Selon le baromètre de l’emploi de l’IAB, les agences locales pour l’emploi s’attendent à ce que le chômage continue d’augmenter au cours des prochains mois. Entre le deuxième et le quatrième trimestre 2024, nous anticipons la destruction de 180 000 emplois. Malgré une stagnation de la population active, cela se traduirait par une hausse du taux de chômage au deuxième semestre. En 2025, la productivité par tête devrait se redresser (+1,2 %), ce qui se traduirait par environ 200 000 destructions d’emplois supplémentaires.

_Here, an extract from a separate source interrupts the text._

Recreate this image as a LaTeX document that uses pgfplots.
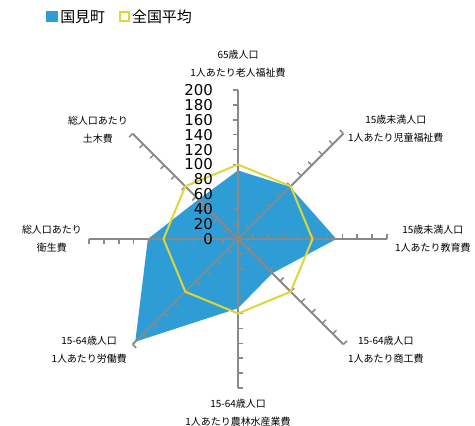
\documentclass[border=0pt]{standalone}
\usepackage{fontspec}
\setmainfont{Noto Sans CJK JP}
\newfontfamily\numfont{DejaVu Sans}
\usepackage{pgfplots}
\pgfplotsset{compat=1.18}
\usepgfplotslibrary{polar}
\definecolor{kblue}{RGB}{46,157,214}
\definecolor{kyellow}{RGB}{220,214,58}
\definecolor{kgray}{RGB}{137,137,137}
\begin{document}
\begin{tikzpicture}
\path[use as bounding box] (0bp,0bp) rectangle (475bp,426bp);
\begin{polaraxis}[
  at={(238bp,187bp)}, anchor=center,
  scale only axis, width=298bp, height=298bp,
  xmin=0, xmax=360, ymin=0, ymax=200,
  hide axis, clip=false,
  legend columns=2,
  legend cell align=left,
  legend style={draw=none, fill=none, at={(-0.144,1.245)}, anchor=west,
    font=\fontsize{15}{18}\selectfont, inner sep=0pt,
    /tikz/every even column/.append style={column sep=12bp}},
]
% 国見町
\addplot[draw=none, fill=kblue,
  legend image code/.code={\fill[kblue] (0bp,-5.5bp) rectangle (12bp,5.5bp);}]
  coordinates {(90,92) (45,99) (0,132) (315,65) (270,93) (225,195) (180,121) (135,75)} -- cycle;
\addlegendentry{国見町}
\pgfplotsextra{
  \foreach \a in {0,45,...,315} {
    \draw[kgray, line width=2bp] (axis cs:\a,0) -- (axis cs:\a,200);
    \foreach \r in {20,40,...,200} {
      \draw[kgray, line width=1.5bp] (axis cs:\a,\r) -- ++(\a+90:5bp);
    }
  }
}
% 全国平均
\addplot[draw=kyellow, line width=2bp, line join=miter,
  legend image code/.code={\draw[kyellow, line width=2bp] (1bp,-4.5bp) rectangle (10bp,4.5bp);}]
  coordinates {(90,100) (45,100) (0,100) (315,100) (270,100) (225,100) (180,100) (135,100)} -- cycle;
\addlegendentry{全国平均}
\pgfplotsextra{
  \foreach \r in {0,20,...,200} {
    \node[anchor=east, xshift=-25bp, inner sep=0pt, font=\numfont\fontsize{15}{15}\selectfont] at (axis cs:90,\r) {\r};
  }
}
\end{polaraxis}
\begin{scope}[every node/.style={inner sep=0pt, align=center, font=\fontsize{10}{18}\selectfont}]
\node[anchor=center] at (238bp,362bp) {65歳人口\\1人あたり老人福祉費};
\node[anchor=west] at (348bp,297bp) {15歳未満人口\\1人あたり児童福祉費};
\node[anchor=west] at (395bp,187bp) {15歳未満人口\\1人あたり教育費};
\node[anchor=west] at (348bp,76bp) {15-64歳人口\\1人あたり商工費};
\node[anchor=center] at (238bp,13bp) {15-64歳人口\\1人あたり農林水産業費};
\node[anchor=east] at (127bp,76bp) {15-64歳人口\\1人あたり労働費};
\node[anchor=east] at (82bp,187bp) {総人口あたり\\衛生費};
\node[anchor=east] at (128bp,296.5bp) {総人口あたり\\土木費};
\end{scope}
\end{tikzpicture}
\end{document}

2.2.4 Investissement en panne

L’année 2024 serait marquée par un fort recul de l’investissement en biens d’équipement – qui représente la moitié de l’investissement total des entreprises – et de l’investissement en construction. Cette baisse de l’investissement serait également liée à la baisse du taux de marge, amorcée début 2023, et qui se poursuivrait en 2024 et en 2025. Le taux d’utilisation des capacités de production dans l’industrie, historiquement bas, nous conduit à inscrire un recul de l’investissement total en biens d’équipement de 1,5 % au troisième trimestre 2024. S’ensuivrait une reprise – modérée – en 2025, sous l’effet d’une politique monétaire moins restrictive. En réalité on observe un découplage entre l’investissement public et privé en biens d’équipement : autant les investissements privés baisseraient en 2024 et dans une moindre mesure en 2025 (en raison d’un fort effet d’acquis), autant les investissements publics resteraient dynamiques, grâce aux impulsions provenant du fonds spécial de la Bundeswehr. Les autres investissements, notamment les dépenses de recherche et développement, ont nettement augmenté au premier semestre 2024 (+2,4 %), et devraient rester orientés à la hausse. Enfin, dans le secteur de la construction, le taux d’utilisation des capacités a diminué au troisième trimestre 2024. Pour le deuxième semestre 2024 et 2025, on devrait observer un découplage persistant entre le bâtiment et le génie civil. Dans le secteur du bâtiment, en particulier du logement, la situation reste tendue, et ne devrait s’améliorer que lentement en 2025, grâce à la baisse des taux et à la loi sur les opportunités de croissance (par le biais des amortissements pour la construction de nouveaux logements locatifs).

2.2.5 Contribution négative du commerce extérieur

Enfin, le commerce international ne devrait pas fournir de soutien à la croissance allemande dans les prochains trimestres. Au troisième trimestre, les indicateurs avancés laissent entrevoir un nouveau recul des exportations (-0,2 %) : les attentes des entreprises en matière d’exportations ont baissé récemment et la confiance des entreprises dans les pays acheteurs est restée faible jusqu’en août. A partir du quatrième trimestre 2024, les exportations devraient s’orienter vers une expansion modérée. Toutefois, elles ne devraient pas suivre le rythme du commerce mondial et l’Allemagne devrait continuer à perdre des parts de marché en prévision, en raison d’une dégradation de sa compétitivité-prix. Au niveau des importations, nous faisons l’hypothèse d’une lente progression du taux de pénétration, en lien avec le dynamisme de la consommation.